Vierno v Grocery Haulers, Inc.
2012 NY Slip Op 00361 [91 AD3d 757]
January 17, 2012
Appellate Division, Second Department
Published by New York State Law Reporting Bureau pursuant to Judiciary Law § 431.
As corrected through Wednesday, February 29, 2012


John Vierno, Respondent,
v
Grocery Haulers, Inc., et al., Appellants.

[*1] Hardin, Kundla, McKeon & Poletto, P.A., New York, N.Y. (Eileen Budd and Stephen J. Donahue of counsel), for appellant Grocery Haulers, Inc.

Morrison Mahoney LLP, New York, N.Y. (Brian P. Heermance and Chrisopher P. Keenoy of counsel), for appellant C & S Wholesale Grocers, Inc.

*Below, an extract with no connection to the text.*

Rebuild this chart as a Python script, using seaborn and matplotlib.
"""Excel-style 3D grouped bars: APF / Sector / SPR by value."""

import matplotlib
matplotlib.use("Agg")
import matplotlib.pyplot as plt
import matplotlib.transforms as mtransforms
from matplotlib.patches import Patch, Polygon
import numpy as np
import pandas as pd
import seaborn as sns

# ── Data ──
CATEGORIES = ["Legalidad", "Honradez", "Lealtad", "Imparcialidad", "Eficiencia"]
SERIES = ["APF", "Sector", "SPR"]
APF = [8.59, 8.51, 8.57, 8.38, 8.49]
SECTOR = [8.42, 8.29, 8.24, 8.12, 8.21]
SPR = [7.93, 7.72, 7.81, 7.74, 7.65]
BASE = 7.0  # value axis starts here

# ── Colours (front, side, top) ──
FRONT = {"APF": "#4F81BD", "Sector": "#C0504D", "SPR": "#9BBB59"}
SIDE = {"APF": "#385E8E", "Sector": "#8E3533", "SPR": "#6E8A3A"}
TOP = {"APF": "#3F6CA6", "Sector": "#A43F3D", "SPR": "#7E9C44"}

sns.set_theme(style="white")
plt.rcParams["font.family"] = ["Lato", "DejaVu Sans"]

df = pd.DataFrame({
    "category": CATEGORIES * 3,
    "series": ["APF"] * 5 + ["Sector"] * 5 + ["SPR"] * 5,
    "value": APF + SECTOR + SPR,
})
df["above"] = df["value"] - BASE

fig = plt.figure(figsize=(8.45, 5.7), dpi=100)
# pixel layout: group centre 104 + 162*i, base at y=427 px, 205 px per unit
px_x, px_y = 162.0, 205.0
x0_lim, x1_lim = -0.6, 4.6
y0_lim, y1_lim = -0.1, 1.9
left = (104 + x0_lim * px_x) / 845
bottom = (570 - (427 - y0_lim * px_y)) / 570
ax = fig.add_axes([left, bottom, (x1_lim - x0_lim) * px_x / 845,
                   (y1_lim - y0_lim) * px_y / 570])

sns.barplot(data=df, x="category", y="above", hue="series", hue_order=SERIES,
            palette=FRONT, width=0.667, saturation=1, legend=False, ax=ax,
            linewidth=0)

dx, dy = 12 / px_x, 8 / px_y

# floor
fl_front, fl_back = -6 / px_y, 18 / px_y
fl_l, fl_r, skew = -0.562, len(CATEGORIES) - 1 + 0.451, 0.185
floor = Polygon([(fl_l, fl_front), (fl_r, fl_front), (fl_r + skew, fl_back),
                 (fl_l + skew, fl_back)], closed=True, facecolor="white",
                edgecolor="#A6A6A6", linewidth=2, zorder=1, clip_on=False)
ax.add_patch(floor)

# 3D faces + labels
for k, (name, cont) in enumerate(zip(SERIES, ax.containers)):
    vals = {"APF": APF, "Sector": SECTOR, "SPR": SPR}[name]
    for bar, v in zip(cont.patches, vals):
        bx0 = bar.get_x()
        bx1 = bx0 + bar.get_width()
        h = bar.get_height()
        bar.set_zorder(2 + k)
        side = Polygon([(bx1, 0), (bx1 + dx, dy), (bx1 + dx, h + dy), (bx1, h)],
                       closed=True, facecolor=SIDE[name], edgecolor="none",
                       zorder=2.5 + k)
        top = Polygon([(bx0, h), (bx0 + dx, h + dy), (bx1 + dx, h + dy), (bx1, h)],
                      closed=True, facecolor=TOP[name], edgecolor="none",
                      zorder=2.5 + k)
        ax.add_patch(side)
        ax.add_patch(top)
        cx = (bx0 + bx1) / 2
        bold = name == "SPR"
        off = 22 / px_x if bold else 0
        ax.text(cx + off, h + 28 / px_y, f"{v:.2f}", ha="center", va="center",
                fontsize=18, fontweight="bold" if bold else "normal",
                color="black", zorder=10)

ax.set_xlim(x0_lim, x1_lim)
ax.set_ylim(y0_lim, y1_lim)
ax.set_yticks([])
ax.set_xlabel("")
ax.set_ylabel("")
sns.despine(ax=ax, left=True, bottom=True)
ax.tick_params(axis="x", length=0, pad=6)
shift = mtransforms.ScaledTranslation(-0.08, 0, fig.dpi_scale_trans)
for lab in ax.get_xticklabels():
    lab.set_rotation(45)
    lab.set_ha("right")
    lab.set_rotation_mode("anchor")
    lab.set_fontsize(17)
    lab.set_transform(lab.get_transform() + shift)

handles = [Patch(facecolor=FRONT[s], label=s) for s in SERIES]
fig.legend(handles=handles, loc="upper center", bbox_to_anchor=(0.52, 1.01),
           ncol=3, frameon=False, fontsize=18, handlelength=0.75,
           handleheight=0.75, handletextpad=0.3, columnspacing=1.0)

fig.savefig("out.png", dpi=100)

Decker, Decker, Dito & Internicola, LLP, Staten Island, N.Y. (Frank J. Dito, Jr., of counsel), for respondent.

In an action to recover damages for personal injuries, the defendant Grocery Haulers, Inc., appeals, as limited by its brief, from so much of an order of the Supreme Court, Richmond County (McMahon, J.), dated March 1, 2011, as denied its motion for summary judgment dismissing the complaint and all cross claims insofar as asserted against it, and the defendant C & S Wholesale Grocers, Inc., separately appeals from so much of the same order as denied its cross motion for summary judgment dismissing the complaint and all cross claims insofar as asserted against it.

Ordered that the order is reversed insofar as appealed from, on the law, with one bill of costs, and the motion and cross motion for summary judgment dismissing the complaint and all cross claims insofar as asserted against the defendants Grocery Haulers, Inc. and C & S Wholesale Grocers, Inc., respectively, are granted.

In support of their respective motion and cross motion, the defendants established, prima facie, that they did not create or have actual or constructive notice of the alleged hazardous condition which caused the plaintiff's personal injuries (see generally Gordon v American Museum of Natural History, 67 NY2d 836 [1986]). In opposition, the plaintiff failed to raise a triable issue of fact. Contrary to the plaintiff's contention, the motion and cross motion were not premature. The mere hope or speculation that evidence sufficient to defeat a motion for summary judgment may be uncovered is an insufficient basis for denying the motions (see Min Whan Ock v City of New York, 34 AD3d 542, 543 [2006]; Lopez v WS Distrib., Inc., 34 AD3d 759, 760 [2006]). Accordingly, the Supreme Court should have granted the motion and cross motion. Dillon, J.P., Dickerson, Eng and Leventhal, JJ., concur.